In total, the report says there have been around three million decisions taken by state bodies under RIPA, not including authorisations given to the security and intelligence services.

Yet fewer than 5,000 of these – just 0.16 per cent – were approved by judges.

In the remaining cases, they required only the approval of a bureaucrat or, in a small number of cases involving large scale intrusion, a Secretary of State.

The report says: ‘RIPA has not only failed to check a great deal of plainly excessive surveillance by public bodies over the last decade but, in many cases, inadvertently encouraged it.

‘Its poor drafting has allowed councils to snoop, phone hacking to flourish, privileged conversations to be illegally recorded and CCTV to spread. It is also badly out of date’.

The report follows a string of revelations by the Mail about over-zealous officials training hidden cameras and even  undercover agents on the law-abiding public. These include spying on those suspected of dropping litter and attempting to cheat school catchment area rules.

Council staff – who have been accused of having James Bond delusions – have been secretly taking photographs and video of the public.

In some cases, cameras have been hidden in tin cans, or inside the homes of the neighbours of their ‘target’.

Poole Council admitted spying on a family to find out if they were really living in a school catchment area

Most notoriously, Poole Council admitted spying on a family to find out if they were really living in a school catchment area. Jenny Paton and her family were put under surveillance without their knowledge for more than two weeks.

The council admitted using RIPA powers on six occasions in total. Three of those were for suspected fraudulent school place applications.

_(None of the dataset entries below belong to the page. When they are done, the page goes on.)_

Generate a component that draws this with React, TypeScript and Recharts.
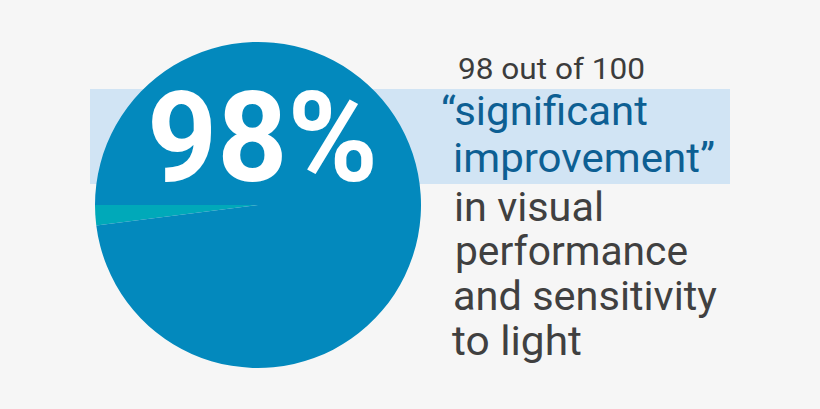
import { PieChart, Pie, Cell } from 'recharts';

const sliceNames = ['no improvement', 'significant improvement'];
const sliceValues = [2, 98];
const sliceColors = ['#00a9b9', '#0389bd'];

const bigLabel = '98%';
const introLine = '98 out of 100';
const quoteLines = ['\u201csignificant', 'improvement\u201d'];
const restLines = ['in visual', 'performance', 'and sensitivity', 'to light'];

const data = sliceNames.map((name, i) => ({ name, value: sliceValues[i] }));

// baselines + widths
const quotePos = [
  { x: 441, y: 125, w: 207 },
  { x: 453, y: 172, w: 262 },
];
const restPos = [
  { x: 454, y: 221, w: 150 },
  { x: 455, y: 265, w: 233 },
  { x: 453, y: 310, w: 264 },
  { x: 452, y: 355, w: 130 },
];

const font = 'Roboto, "Liberation Sans", Arial, sans-serif';

export default function App() {
  return (
    <div style={{ position: 'absolute', left: 0, top: 0, width: 820, height: 409, background: '#f6f6f6', overflow: 'hidden' }}>
      <div style={{ position: 'absolute', left: 90, top: 89, width: 640, height: 95, background: '#d1e4f4' }} />
      <div style={{ position: 'absolute', left: 0, top: 0 }}>
        <PieChart width={820} height={409} margin={{ top: 0, right: 0, bottom: 0, left: 0 }}>
          <Pie
            data={data}
            dataKey="value"
            cx={258}
            cy={205}
            outerRadius={163}
            startAngle={180}
            endAngle={540}
            stroke="none"
            isAnimationActive={false}
          >
            {data.map((entry, index) => (
              <Cell key={`cell-${index}`} fill={sliceColors[index]} />
            ))}
          </Pie>
        </PieChart>
      </div>
      <svg width={820} height={409} style={{ position: 'absolute', left: 0, top: 0 }}>
        <text x={147} y={181} fill="#ffffff" fontFamily={font} fontWeight={700} fontSize={127}
          textLength={231} lengthAdjust="spacingAndGlyphs">{bigLabel}</text>
        <text x={458} y={79} fill="#3c3c3c" fontFamily={font} fontSize={29}
          textLength={187} lengthAdjust="spacingAndGlyphs">{introLine}</text>
        {quoteLines.map((line, i) => (
          <text key={line} x={quotePos[i].x} y={quotePos[i].y} fill="#0d5f93" fontFamily={font} fontSize={41}
            textLength={quotePos[i].w} lengthAdjust="spacingAndGlyphs">{line}</text>
        ))}
        {restLines.map((line, i) => (
          <text key={line} x={restPos[i].x} y={restPos[i].y} fill="#404040" fontFamily={font} fontSize={41}
            textLength={restPos[i].w} lengthAdjust="spacingAndGlyphs">{line}</text>
        ))}
      </svg>
    </div>
  );
}
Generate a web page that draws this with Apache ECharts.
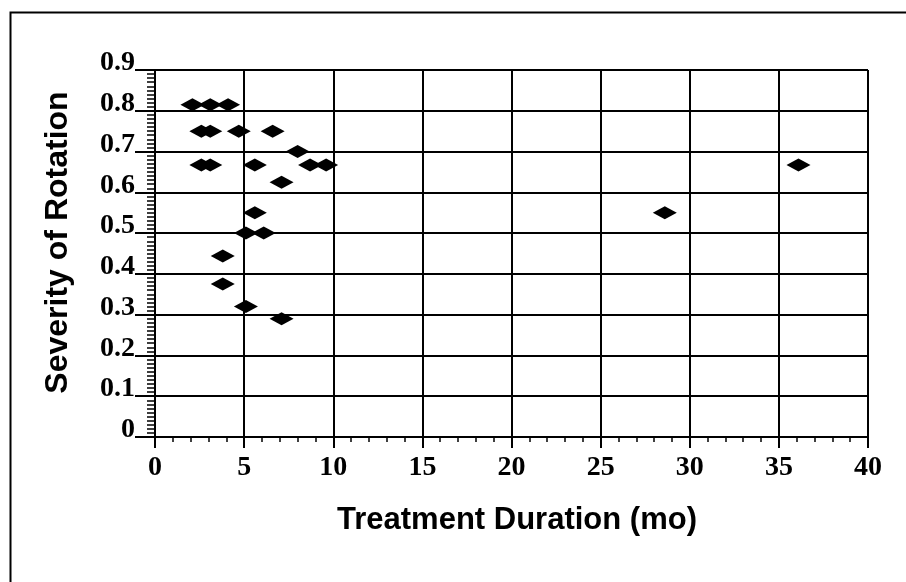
<!DOCTYPE html>
<html>
<head>
<meta charset="utf-8">
<script src="https://cdn.jsdelivr.net/npm/echarts@6/dist/echarts.min.js"></script>
<style>
html,body{margin:0;padding:0;background:#fff;}
#chart{width:906px;height:582px;}
</style>
</head>
<body>
<div id="chart"></div>
<script>
// Data
var durations = [2.1, 3.1, 4.1, 2.6, 3.1, 4.7, 6.6, 8.0, 2.6, 3.1, 5.6, 8.7, 9.6, 7.1, 5.6, 5.1, 6.1, 3.8, 3.8, 5.1, 7.1, 28.6, 36.1];
var severity  = [0.815, 0.815, 0.815, 0.75, 0.75, 0.75, 0.75, 0.70, 0.667, 0.667, 0.667, 0.667, 0.667, 0.625, 0.55, 0.5, 0.5, 0.444, 0.375, 0.32, 0.29, 0.55, 0.667];
var xTitle = 'Treatment Duration (mo)';
var yTitle = 'Severity of Rotation';

var points = durations.map(function (d, i) { return [d, severity[i]]; });

var chart = echarts.init(document.getElementById('chart'), null, {renderer: 'canvas'});
var tickFont = {fontFamily: '"Liberation Serif", "Times New Roman", serif', fontWeight: 'bold', fontSize: 28, color: '#000'};
chart.setOption({
  animation: false,
  backgroundColor: '#fff',
  graphic: [{
    type: 'rect', left: 8, top: 10, silent: true,
    shape: {width: 920, height: 600},
    style: {fill: 'none', stroke: '#000', lineWidth: 2}
  }],
  grid: {left: 155, top: 70, right: 38, bottom: 145, containLabel: false},
  xAxis: {
    type: 'value', min: 0, max: 40, interval: 5,
    name: xTitle, nameLocation: 'middle', nameGap: 83,
    nameTextStyle: {fontFamily: '"Liberation Sans", Arial, sans-serif', fontWeight: 'bold', fontSize: 31, color: '#000', verticalAlign: 'middle', padding: [0, 0, 0, 11]},
    axisLine: {show: true, lineStyle: {color: '#000', width: 2}},
    axisTick: {show: true, inside: false, length: 11, lineStyle: {color: '#000', width: 2}},
    minorTick: {show: true, splitNumber: 5, length: 5, lineStyle: {color: '#000', width: 1.5}},
    splitLine: {show: true, lineStyle: {color: '#000', width: 2}},
    axisLabel: Object.assign({margin: 17}, tickFont)
  },
  yAxis: {
    type: 'value', min: 0, max: 0.9, interval: 0.1,
    name: yTitle, nameLocation: 'middle', nameGap: 97, nameRotate: 90,
    nameTextStyle: {fontFamily: '"Liberation Sans", Arial, sans-serif', fontWeight: 'bold', fontSize: 32, color: '#000', verticalAlign: 'middle', padding: [0, 0, 0, 22]},
    axisLine: {show: true, onZero: false, lineStyle: {color: '#000', width: 2}},
    axisTick: {show: true, inside: false, length: 20, lineStyle: {color: '#000', width: 2}},
    minorTick: {show: true, splitNumber: 10, length: 8, lineStyle: {color: '#000', width: 1.5}},
    splitLine: {show: true, lineStyle: {color: '#000', width: 2}},
    axisLabel: Object.assign({margin: 20, verticalAlign: 'bottom', lineHeight: 14}, tickFont)
  },
  series: [{
    type: 'scatter',
    symbol: 'diamond',
    symbolSize: [24, 13],
    itemStyle: {color: '#000', opacity: 1},
    data: points
  }]
});
</script>
</body>
</html>
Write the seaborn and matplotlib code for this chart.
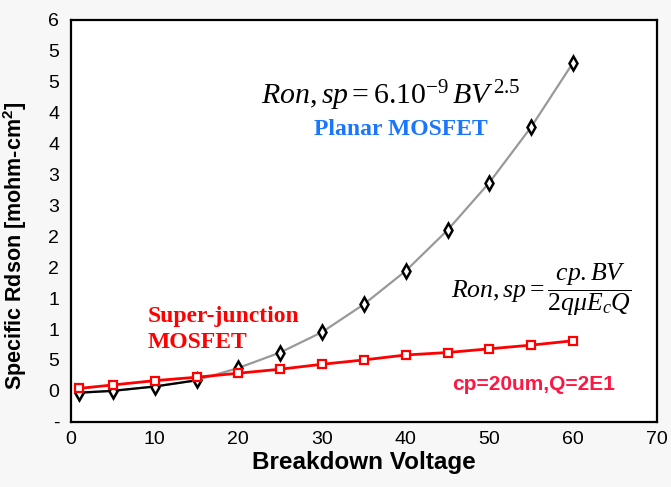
import numpy as np
import pandas as pd
import matplotlib
matplotlib.use('Agg')
import matplotlib.pyplot as plt
import seaborn as sns

# breakdown voltage points (same for both curves)
bv = [1, 5, 10, 15, 20, 25, 30, 35, 40, 45, 50, 55, 60]
# planar MOSFET
ron_planar = [-0.03, 0.0, 0.07, 0.17, 0.37, 0.62, 0.95, 1.40, 1.94, 2.60, 3.37, 4.27, 5.31]
# super-junction MOSFET
ron_sj = [0.04, 0.095, 0.165, 0.22, 0.285, 0.35, 0.43, 0.50, 0.58, 0.62, 0.68, 0.74, 0.81]

x_ticks = [0, 10, 20, 30, 40, 50, 60, 70]
y_ticks = [-0.5, 0, 0.5, 1, 1.5, 2, 2.5, 3, 3.5, 4, 4.5, 5, 5.5, 6]
y_ticklabels = ['-', '0', '5', '1', '1', '2', '2', '3', '3', '4', '4', '5', '5', '6']

sns.set_style('white')
plt.rcParams['font.family'] = ['Liberation Sans', 'DejaVu Sans']
plt.rcParams['text.color'] = 'black'
plt.rcParams['axes.labelcolor'] = 'black'
plt.rcParams['mathtext.fontset'] = 'custom'
plt.rcParams['mathtext.rm'] = 'Liberation Serif'
plt.rcParams['mathtext.it'] = 'Liberation Serif:italic'
plt.rcParams['mathtext.bf'] = 'Liberation Serif:bold'

df_planar = pd.DataFrame({'bv': bv, 'ron': ron_planar})
df_sj = pd.DataFrame({'bv': bv, 'ron': ron_sj})

fig = plt.figure(figsize=(6.71, 4.87), dpi=100, facecolor='#f7f7f7')
ax = fig.add_axes([0.1058, 0.134, 0.873, 0.825])
ax.set_facecolor('white')

# grey trend through the planar points
sns.lineplot(data=df_planar, x='bv', y='ron', ax=ax, color='#999999', lw=1.6, zorder=2)
# black segment at low voltage
sns.lineplot(data=df_planar.iloc[:4], x='bv', y='ron', ax=ax, color='black', lw=1.6, zorder=3)
sns.lineplot(data=df_planar, x='bv', y='ron', ax=ax, color='black', lw=0, marker='d',
             markersize=7.5, markerfacecolor='white', markeredgecolor='black',
             markeredgewidth=1.8, zorder=4)
sns.lineplot(data=df_sj, x='bv', y='ron', ax=ax, color='#ff0000', lw=2, marker='s',
             markersize=6, markerfacecolor='white', markeredgecolor='#ff0000',
             markeredgewidth=1.6, zorder=5)

ax.set_xlim(0, 70)
ax.set_ylim(-0.5, 6)
ax.set_xticks(x_ticks)
ax.set_xticklabels([str(t) for t in x_ticks])
ax.set_yticks(y_ticks)
ax.set_yticklabels(y_ticklabels)
ax.tick_params(axis='x', direction='in', length=7, width=1, labelsize=14, pad=7, colors='black')
ax.tick_params(axis='y', direction='inout', length=5, width=1, labelsize=14, pad=6, colors='black')
for s in ax.spines.values():
    s.set_visible(True)
    s.set_color('black')
    s.set_linewidth(1.6)

ax.set_xlabel('Breakdown Voltage', fontsize=17.5, fontweight='bold', labelpad=2)
ax.set_ylabel('Specific Rdson [mohm-cm$\\mathregular{^2}$]', fontsize=15.5, fontweight='bold')
ax.yaxis.set_label_coords(-0.072, 0.437)

serif = ['Liberation Serif', 'DejaVu Serif']
ax.text(38.2, 4.78, r'$Ron,sp=6.10^{-9}\,BV^{\,2.5}$', fontsize=21.5, ha='center', va='center')
ax.text(39.4, 4.22, 'Planar MOSFET', fontsize=17, fontweight='bold', color='#1a75ff',
        family=serif, ha='center', va='center')
ax.text(56.2, 1.63, r'$Ron,sp=\dfrac{cp.BV}{2q\mu E_cQ}$', fontsize=18.5, ha='center', va='center')
ax.text(9.2, 1.2, 'Super-junction', fontsize=17, fontweight='bold', color='#ff0000',
        family=serif, ha='left', va='center')
ax.text(9.2, 0.78, 'MOSFET', fontsize=17, fontweight='bold', color='#ff0000',
        family=serif, ha='left', va='center')
ax.text(55.3, 0.1, 'cp=20um,Q=2E1', fontsize=15, fontweight='bold', color='#ff1744',
        ha='center', va='center')

fig.savefig('out.png', dpi=100, facecolor=fig.get_facecolor())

The Coalition’s Protection of Freedoms Bill will reform RIPA – forcing councils to get authorisation from a magistrate before they can go on spying missions. But Justice says the new safeguards are insufficient and RIPA should be scrapped. It calls for an entirely new regime to be put in place.

Justice’s Angela Patrick  said: ‘The time has come for Parliament to undertake root-and-branch reform of Britain’s surveillance powers and provide genuinely effective safeguards against abuse.’

The report also warns that Britain has the largest DNA database in the world and the largest number of CCTV cameras. It highlights how the  public readily hands over information, via supermarket loyalty cards and Oyster London Underground travel passes, which can be used to track a person’s movements.

A Home Office spokesman said: ‘The first duty of the state is the protection of its citizens, but this should never be an excuse for the government to intrude into people’s private lives. This is why we are changing the law to restore common sense and prevent local authorities using surveillance for trivial offences.’